O presidente Javier Milei falou em rede nacional na noite de sexta-feira, acompanhado de todo o seu Gabinete. Em uma mensagem gravada previamente, anunciou que o controle cambial será “eliminado para sempre”, que a Argentina receberá, no total, 32 bilhões de dólares, e que as reservas do Banco Central chegarão a 50 bilhões.
“Com este nível de reservas, podemos respaldar todos os pesos existentes na nossa economia, oferecendo maior segurança monetária aos nossos cidadãos”, afirmou.
Na parte da tarde, o ministro da Economia, Luis Caputo, deu uma coletiva de imprensa após o Banco Central antecipar a fase 3 do programa econômico: o tão esperado fim do controle cambial.
As medidas foram anunciadas após o fechamento dos mercados, no contexto de um novo acordo com o Fundo Monetário Internacional (FMI) de 20 bilhões de dólares, dos quais 12 bilhões chegarão na terça-feira, 15, segundo Caputo. A cifra mencionada por Milei inclui, além do repasse do FMI, empréstimos de bancos privados com o Banco Central e de organismos internacionais.
Segundo Caputo, as restrições cambiais prejudicaram o funcionamento normal da economia.
O acordo com o FMI inclui metas quantitativas e estruturais que abrangem o desempenho fiscal, a acumulação de reservas internacionais, o comportamento do Produto Interno Bruto (PIB) e a trajetória da inflação.
Sobre o superávit primário, o acordo com o FMI prevê uma meta acumulada de 6,07 trilhões de pesos até 31 de maio de 2025, equivalente a 0,5% do PIB, e de 10,52 trilhões até o fim do ano (1,3% do PIB). Em seu discurso, Milei elevou essa meta para 1,6%.
Quanto à acumulação de reservas, a meta acordada é que o Banco Central termine 2025 com reservas líquidas positivas de 4 bilhões de dólares. Essa meta é acumulativa a partir de dezembro de 2024.
O Banco Central antecipou que haverá um regime diferenciado entre “fluxos e estoques” para pessoas jurídicas. As empresas poderão acessar livremente o câmbio oficial para pagar juros de dívidas e dividendos com as matrizes, desde que sejam valores gerados a partir de 1º de janeiro.
Expectativa do mercado
Há grande expectativa na Argentina sobre qual será a cotação do dólar na segunda-feira, 14 de abril, com a abertura dos mercados às 11h (horário local). O mercado já vinha aprovando a política de austeridade da equipe econômica de Milei, mas continuava atento às reservas do Banco Central.
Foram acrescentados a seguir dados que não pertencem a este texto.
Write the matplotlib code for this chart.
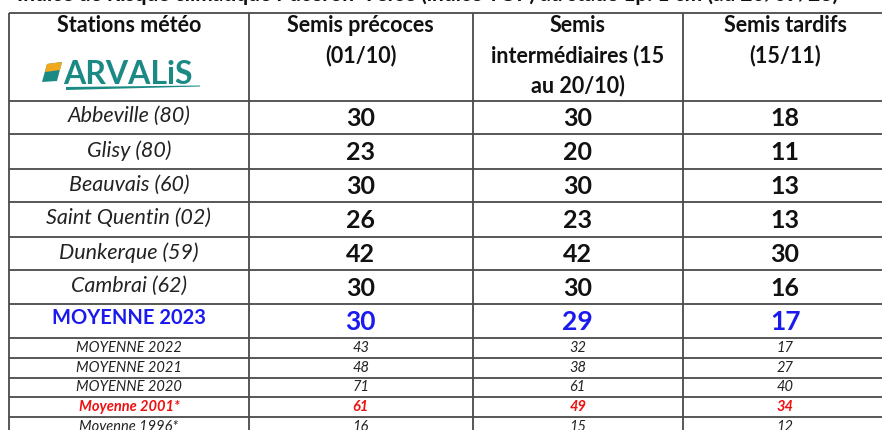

Para os analistas da Puente, “o governo cedeu em condições (ao FMI) para obter um financiamento maior. A liberalização do mercado cambial foi mais ampla do que o esperado, e esperamos que o mercado de câmbio fique praticamente unificado a partir de segunda-feira.”
No entanto, permanecem algumas dúvidas no mercado. Uma delas é em que nível o câmbio oficial único se estabilizará. “Esperamos que se estabilize dentro da banda, entre os valores atuais do oficial e do financeiro, talvez após um ‘overshooting’ inicial”, acrescentaram.
“O dólar oficial deve abrir entre o Dólar ROFEX de abril (1.200 pesos) e o CCL de sexta (1.350 pesos). Esperamos que abra bem alto, mais perto do CCL (como ocorreu em dezembro de 2015), mas que depois se ajuste para níveis próximos dos 1.200 pesos do ROFEX”, disse em relatório a FMyA, consultoria do economista Fernando Marull.
A equipe de pesquisa do Banco Galicia publicou um relatório especial intitulado “super segunda-feira” com reflexões sobre as últimas medidas do governo. Segundo o documento, as bandas cambiais são “muito mais amplas do que nas experiências de Israel, Chile, Colômbia, entre outros que analisamos”. Para o banco, “se assemelha mais a uma flutuação suja, como a do Peru, embora o relatório técnico afirme que não estão previstas intervenções dentro das bandas”. A entidade espera “algum salto inicial” na cotação do dólar nesta segunda, mas acredita que a oferta “deve reagir rapidamente” após semanas de incerteza.
Mais cedo, em uma sexta-feira agitada para os participantes do mercado, foi divulgada a inflação de março, que veio acima do esperado: 3,7%. Para os próximos meses, projeta-se uma alta inevitável no índice de preços ao consumidor. A FMyA estima que a inflação de abril e maio será de cerca de 5% ao mês, caindo para menos de 2% posteriormente, e encerrando 2025 em 35%.
Há um dado importante: este ano haverá eleições legislativas no país. O mercado se pergunta quão competitivo será Javier Milei, considerando o provável impacto que o fim do controle cambial terá sobre a pobreza, a inflação e o crescimento econômico.